Despite its baroque elegance, Fara Poznańska is, like Poznan, a working church: there are no tours, and those responsible for its maintenance go about their daily business with matter-of-fact directness. Parishioners enter to kneel and pray. A custodian sweeps the imitation oriental rugs with an electric vacuum cleaner. Somewhere in a back room, a choir practices songs and chants. The organist practices on the 1875 pipe organ. A nun climbs up onto the high altar, there beside the gold and silver facing, to put fresh gladiola in the flower vases. Another nun crosses the transept, kneels, crosses herself, hurries out a side exit. A knot of German tourists mutters in surprise at having stumbled upon this treasure in the old city of Posen.
This building served as a German magazine during the War. It was vandalized but not severely damaged, so restoration was relatively easy, and finished shortly after 1945. By now a patina of heavy dust makes the building look much as it would have in the 1930s: dirt darkens the laps of cherubs and angels nearly to black, removes the shine from gold and silver. Several paintings are blackened nearly indistinguishable; they hang loosely in their huge gilded frames in the dark recesses of the nave. Cobwebs fill the crevices between altars and behind the free-standing columns. These new layers of grime smudge to invisibility the seams between restoration and original surfaces.

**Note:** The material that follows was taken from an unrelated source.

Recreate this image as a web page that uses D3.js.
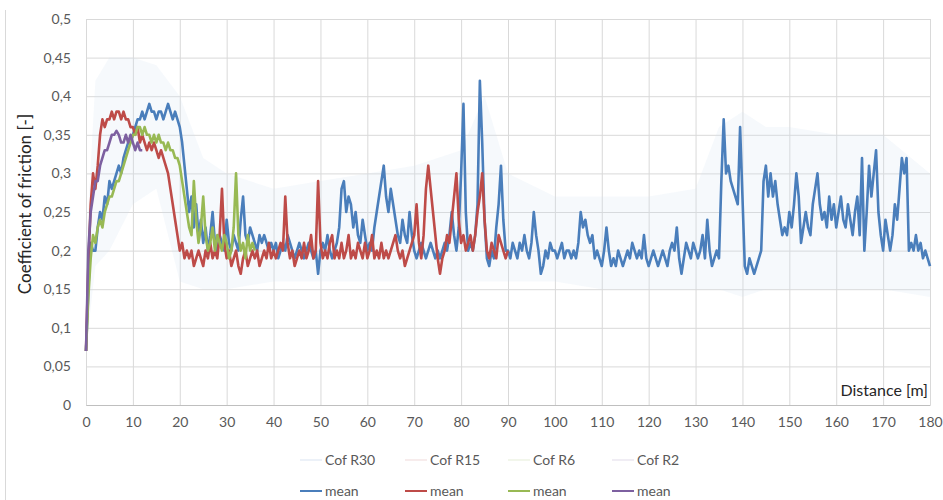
<!DOCTYPE html>
<html>
<head>
<meta charset="utf-8">
<script src="https://cdn.jsdelivr.net/npm/d3@7"></script>
<style>
  body { margin: 0; background: #fff; }
  svg text { font-family: Lato, "Open Sans", sans-serif; }
</style>
</head>
<body>
<div class="chart"></div>
<script>
// data, 0.5 m steps
const step = 0.5;
const blueMean = [
  0.07,0.15,0.21,0.2,0.2,0.23,0.25,0.24,0.27,0.26,0.29,0.28,0.29,0.3,0.31,0.3,0.32,0.33,0.34,0.34,
  0.35,0.36,0.37,0.37,0.38,0.37,0.38,0.39,0.38,0.38,0.37,0.38,0.38,0.37,0.38,0.39,0.38,0.37,0.38,0.37,
  0.36,0.34,0.31,0.28,0.25,0.27,0.23,0.26,0.22,0.24,0.21,0.23,0.2,0.22,0.25,0.21,0.2,0.22,0.21,0.2,
  0.24,0.21,0.2,0.22,0.21,0.2,0.24,0.27,0.22,0.21,0.23,0.22,0.21,0.2,0.22,0.21,0.22,0.21,0.2,0.21,
  0.2,0.21,0.19,0.2,0.21,0.2,0.22,0.21,0.2,0.19,0.2,0.21,0.2,0.19,0.2,0.21,0.2,0.19,0.2,0.17,
  0.2,0.21,0.2,0.22,0.2,0.19,0.2,0.21,0.23,0.28,0.29,0.25,0.27,0.26,0.23,0.25,0.22,0.21,0.24,0.22,
  0.2,0.21,0.2,0.23,0.25,0.27,0.29,0.31,0.27,0.25,0.28,0.26,0.24,0.22,0.21,0.24,0.22,0.21,0.25,0.22,
  0.2,0.19,0.2,0.21,0.2,0.19,0.2,0.21,0.2,0.19,0.2,0.19,0.2,0.21,0.2,0.22,0.25,0.22,0.2,0.23,
  0.3,0.39,0.25,0.2,0.21,0.2,0.22,0.26,0.42,0.34,0.24,0.19,0.18,0.2,0.19,0.23,0.26,0.31,0.24,0.2,
  0.2,0.19,0.21,0.2,0.19,0.21,0.2,0.22,0.2,0.19,0.21,0.25,0.22,0.2,0.17,0.18,0.2,0.19,0.21,0.2,
  0.2,0.19,0.2,0.21,0.19,0.2,0.2,0.19,0.2,0.19,0.21,0.25,0.23,0.24,0.22,0.21,0.22,0.19,0.2,0.19,
  0.18,0.2,0.23,0.2,0.18,0.19,0.18,0.2,0.19,0.18,0.19,0.2,0.19,0.21,0.2,0.19,0.2,0.19,0.22,0.19,
  0.18,0.19,0.2,0.19,0.18,0.19,0.2,0.19,0.18,0.2,0.21,0.2,0.23,0.19,0.17,0.19,0.21,0.2,0.19,0.21,
  0.2,0.19,0.2,0.22,0.19,0.24,0.2,0.18,0.19,0.2,0.19,0.29,0.37,0.3,0.31,0.29,0.28,0.27,0.26,0.36,
  0.27,0.18,0.17,0.19,0.18,0.17,0.18,0.19,0.2,0.29,0.31,0.27,0.3,0.27,0.29,0.26,0.24,0.22,0.23,0.22,
  0.25,0.23,0.26,0.3,0.27,0.21,0.23,0.25,0.23,0.22,0.26,0.28,0.3,0.26,0.24,0.25,0.23,0.27,0.24,0.26,
  0.23,0.25,0.27,0.24,0.23,0.26,0.24,0.22,0.25,0.27,0.22,0.32,0.2,0.25,0.31,0.27,0.3,0.33,0.25,0.22,
  0.2,0.24,0.22,0.2,0.22,0.26,0.24,0.28,0.32,0.3,0.32,0.2,0.21,0.2,0.22,0.2,0.21,0.19,0.2,0.19,
  0.18
];
const redMean = [
  0.07,0.18,0.26,0.3,0.28,0.31,0.35,0.37,0.36,0.37,0.37,0.38,0.37,0.38,0.38,0.37,0.38,0.37,0.37,0.36,
  0.36,0.35,0.36,0.34,0.35,0.34,0.33,0.34,0.33,0.34,0.33,0.32,0.33,0.32,0.31,0.3,0.28,0.26,0.24,0.22,
  0.2,0.21,0.19,0.2,0.19,0.2,0.18,0.19,0.2,0.19,0.18,0.2,0.19,0.21,0.19,0.2,0.19,0.22,0.28,0.21,
  0.19,0.2,0.18,0.19,0.2,0.18,0.17,0.19,0.2,0.18,0.19,0.2,0.19,0.2,0.18,0.19,0.2,0.19,0.21,0.19,
  0.2,0.19,0.2,0.21,0.2,0.27,0.21,0.19,0.2,0.18,0.19,0.2,0.19,0.21,0.19,0.2,0.22,0.19,0.2,0.29,
  0.21,0.19,0.2,0.19,0.21,0.22,0.19,0.2,0.19,0.21,0.19,0.2,0.22,0.19,0.2,0.19,0.21,0.2,0.19,0.21,
  0.19,0.2,0.22,0.19,0.2,0.19,0.21,0.19,0.2,0.19,0.2,0.21,0.22,0.2,0.19,0.2,0.18,0.19,0.2,0.21,
  0.22,0.26,0.21,0.19,0.22,0.28,0.31,0.28,0.25,0.22,0.19,0.17,0.19,0.2,0.22,0.21,0.24,0.27,0.3,0.24,
  0.21,0.22,0.2,0.21,0.22,0.2,0.22,0.25,0.27,0.3,0.24,0.2,0.19,0.21,0.2,0.19,0.22,0.21,0.2,0.19,
  0.2
];
const greenMean = [
  0.07,0.14,0.19,0.22,0.21,0.23,0.24,0.23,0.25,0.26,0.27,0.27,0.28,0.29,0.29,0.3,0.31,0.32,0.33,0.34,
  0.35,0.35,0.36,0.36,0.35,0.36,0.35,0.35,0.34,0.35,0.34,0.35,0.34,0.34,0.33,0.34,0.33,0.33,0.32,0.32,
  0.31,0.29,0.27,0.25,0.23,0.22,0.29,0.24,0.21,0.23,0.27,0.22,0.2,0.21,0.23,0.2,0.22,0.21,0.2,0.22,
  0.21,0.19,0.2,0.23,0.3,0.22,0.2,0.21,0.19,0.22,0.2,0.21,0.2
];
const purpleMean = [
  0.07,0.2,0.25,0.27,0.29,0.29,0.31,0.32,0.33,0.33,0.34,0.35,0.35,0.355,0.35,0.34,0.34,0.35,0.34,0.35,
  0.34,0.33,0.34,0.33,0.33
];
// faint raw-data band (Cof R30 ... R2), min / max
const hazeX  = [0, 2, 5, 10, 15, 20, 25, 30, 40, 50, 60, 70, 80, 85, 90, 100, 110, 120, 130, 135, 140, 145, 150, 160, 170, 180];
const hazeLo = [0.07, 0.18, 0.2, 0.26, 0.28, 0.16, 0.15, 0.15, 0.16, 0.16, 0.16, 0.16, 0.16, 0.16, 0.16, 0.16, 0.15, 0.15, 0.15, 0.15, 0.14, 0.15, 0.15, 0.15, 0.15, 0.14];
const hazeHi = [0.2, 0.42, 0.45, 0.45, 0.44, 0.4, 0.32, 0.3, 0.28, 0.29, 0.3, 0.31, 0.33, 0.4, 0.3, 0.27, 0.27, 0.27, 0.28, 0.36, 0.38, 0.36, 0.36, 0.35, 0.35, 0.3];

const xTicks = d3.range(0, 181, 10);
const yTicks = [0, 0.05, 0.1, 0.15, 0.2, 0.25, 0.3, 0.35, 0.4, 0.45, 0.5];
const rawNames = ['Cof R30', 'Cof R15', 'Cof R6', 'Cof R2'];
const meanNames = ['mean', 'mean', 'mean', 'mean'];
const colors = ['#4a7ebb', '#be4b48', '#98b954', '#7d60a0'];
const rawColors = ['#e6edf6', '#f4e6e6', '#eef3e4', '#ebe7f0'];

const width = 943, height = 500;
const margin = {top: 19, right: 13, bottom: 95, left: 86};
const w = width - margin.left - margin.right;
const h = height - margin.top - margin.bottom;

const svg = d3.select('.chart').append('svg')
  .attr('width', width).attr('height', height);

// chart border on the left
svg.append('line').attr('x1', 5.5).attr('x2', 5.5).attr('y1', 10).attr('y2', height)
  .attr('stroke', '#d9d9d9');

const g = svg.append('g').attr('transform', `translate(${margin.left},${margin.top})`);

const x = d3.scaleLinear().domain([0, 180]).range([0, w]);
const y = d3.scaleLinear().domain([0, 0.5]).range([h, 0]);

// grid
const yAxis = d3.axisLeft(y).tickValues(yTicks)
  .tickFormat(d => d3.format('~g')(d).replace('.', ','))
  .tickSizeInner(-w).tickSizeOuter(0).tickPadding(15);
const yg = g.append('g').call(yAxis);
yg.select('.domain').remove();
yg.selectAll('line').attr('stroke', '#d9d9d9');
yg.selectAll('text').attr('fill', '#595959').style('font-size', '14px');

const xAxis = d3.axisBottom(x).tickValues(xTicks)
  .tickSizeInner(-h).tickSizeOuter(0).tickPadding(12);
const xg = g.append('g').attr('transform', `translate(0,${h})`).call(xAxis);
xg.select('.domain').attr('stroke', '#bfbfbf');
xg.selectAll('line').attr('stroke', '#d9d9d9');
xg.selectAll('text').attr('fill', '#595959').style('font-size', '14px');

// faint raw band
const band = d3.area()
  .x((d, i) => x(hazeX[i]))
  .y0((d, i) => y(hazeLo[i]))
  .y1((d, i) => y(hazeHi[i]));
g.append('path').datum(hazeX).attr('d', band)
  .attr('fill', '#d3e0ee').attr('fill-opacity', 0.2);

// mean lines
const line = d3.line().x((d, i) => x(i * step)).y(d => y(d));
[blueMean, redMean, greenMean, purpleMean].forEach((s, k) => {
  g.append('path').datum(s).attr('d', line)
    .attr('fill', 'none').attr('stroke', colors[k])
    .attr('stroke-width', 2.6).attr('stroke-linejoin', 'round');
});

// axis titles
g.append('text').attr('x', w - 2).attr('y', h - 9)
  .attr('text-anchor', 'end').style('font-size', '16px').attr('fill', '#262626')
  .text('Distance [m]');
svg.append('text')
  .attr('transform', `translate(31,${margin.top + 185}) rotate(-90)`)
  .attr('text-anchor', 'middle').style('font-size', '17px').attr('fill', '#262626')
  .text('Coefficient of friction [-]');

// legend
const legX = [300, 405, 508, 612];
const leg = svg.append('g');
rawNames.forEach((n, i) => {
  leg.append('line').attr('x1', legX[i]).attr('x2', legX[i] + 22)
    .attr('y1', 460).attr('y2', 460).attr('stroke', rawColors[i]).attr('stroke-width', 1.5);
  leg.append('text').attr('x', legX[i] + 25).attr('y', 465)
    .style('font-size', '14px').attr('fill', '#595959').text(n);
});
meanNames.forEach((n, i) => {
  leg.append('line').attr('x1', legX[i]).attr('x2', legX[i] + 22)
    .attr('y1', 491).attr('y2', 491).attr('stroke', colors[i]).attr('stroke-width', 2);
  leg.append('text').attr('x', legX[i] + 25).attr('y', 496)
    .style('font-size', '14px').attr('fill', '#595959').text(n);
});
</script>
</body>
</html>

Fara Poznańska is an old, elaborate, quiet, and complex building, a metaphor for the city of Poznań, for the country of Poland. An exterior which is basically quite simple conceals an incredibly complex interior, not a straight line in the place, now a rich mix of old and new, distinctions rendered by time and history incoherent and indistinguishable even to those who might want to draw distinctions. Here is an odd mixture of genuine marble and plaster imitation, cleverly decorated and almost as good as the real thing. Here is a good deal of serenity and solitude, among the most luxurious of surroundings, a vaguely hidden quality. Here is a great deal of beauty, and a great deal of dirt and apparent neglect. Here is something very substantial, very compelling.
I have spent a great deal of time in this church, and in Poznań, and in Poland, and I barely begin to penetrate below the surface. It’s that kind of a church. That kind of a city. That kind of a country.